**TASK GOAL**.
Pictures do not belong in your copy. Repeat all the other data exactly.
BEGIN
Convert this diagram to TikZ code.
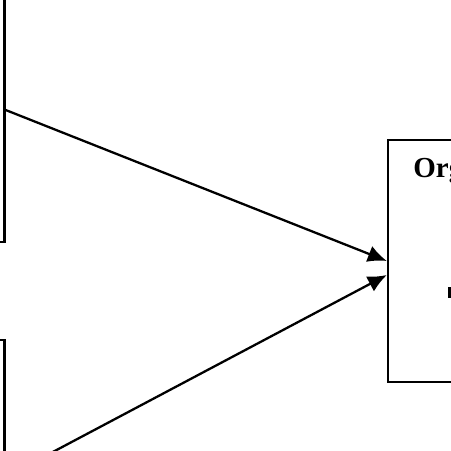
\documentclass[tikz,border=0pt]{standalone}
\usepackage{fontspec}
\setmainfont{Liberation Serif}
\usetikzlibrary{arrows.meta}

\begin{document}
\begin{tikzpicture}[scale=1,
		box/.style={draw, line width=1.3pt, inner sep=0pt},
		link/.style={line width=1.3pt, -{Latex[length=3.8mm,width=3.4mm]}}]
		\useasboundingbox (0,0) rectangle (9.02,9.02);
		\clip (0,0) rectangle (9.02,9.02);
		
		\path	(-1.91,6.82) node[box, minimum width=4cm, minimum height=5.28cm] (cause1) {}
			(-1.91,-0.52) node[box, minimum width=4cm, minimum height=5.48cm] (cause2) {}
			(10.26,3.8) node[box, minimum width=5cm, minimum height=4.84cm] (org) {};
		\node[anchor=base west, inner sep=0pt, font=\fontsize{16.5}{19}\selectfont\bfseries] (orgtitle) at (8.26,5.48) {Org};
		\fill (8.96,3.06) rectangle (9.06,3.28);
		
		\draw [link] (cause1.east) -- (org.west);
		\draw [link] (cause2.east) -- ([yshift=-0.28cm]org.west);
	\end{tikzpicture}
\end{document}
END
**SOLUTION FOR THIS PROBLEM**.
Convert this diagram to TikZ code.
\documentclass[tikz,border=0pt]{standalone}
\usepackage{fontspec}
\setmainfont{Liberation Serif}
\usetikzlibrary{arrows.meta}

\begin{document}
\begin{tikzpicture}[scale=1,
		box/.style={draw, line width=1.3pt, inner sep=0pt},
		link/.style={line width=1.3pt, -{Latex[length=3.8mm,width=3.4mm]}}]
		\useasboundingbox (0,0) rectangle (9.02,9.02);
		\clip (0,0) rectangle (9.02,9.02);
		
		\path	(-1.91,6.82) node[box, minimum width=4cm, minimum height=5.28cm] (cause1) {}
			(-1.91,-0.52) node[box, minimum width=4cm, minimum height=5.48cm] (cause2) {}
			(10.26,3.8) node[box, minimum width=5cm, minimum height=4.84cm] (org) {};
		\node[anchor=base west, inner sep=0pt, font=\fontsize{16.5}{19}\selectfont\bfseries] (orgtitle) at (8.26,5.48) {Org};
		\fill (8.96,3.06) rectangle (9.06,3.28);
		
		\draw [link] (cause1.east) -- (org.west);
		\draw [link] (cause2.east) -- ([yshift=-0.28cm]org.west);
	\end{tikzpicture}
\end{document}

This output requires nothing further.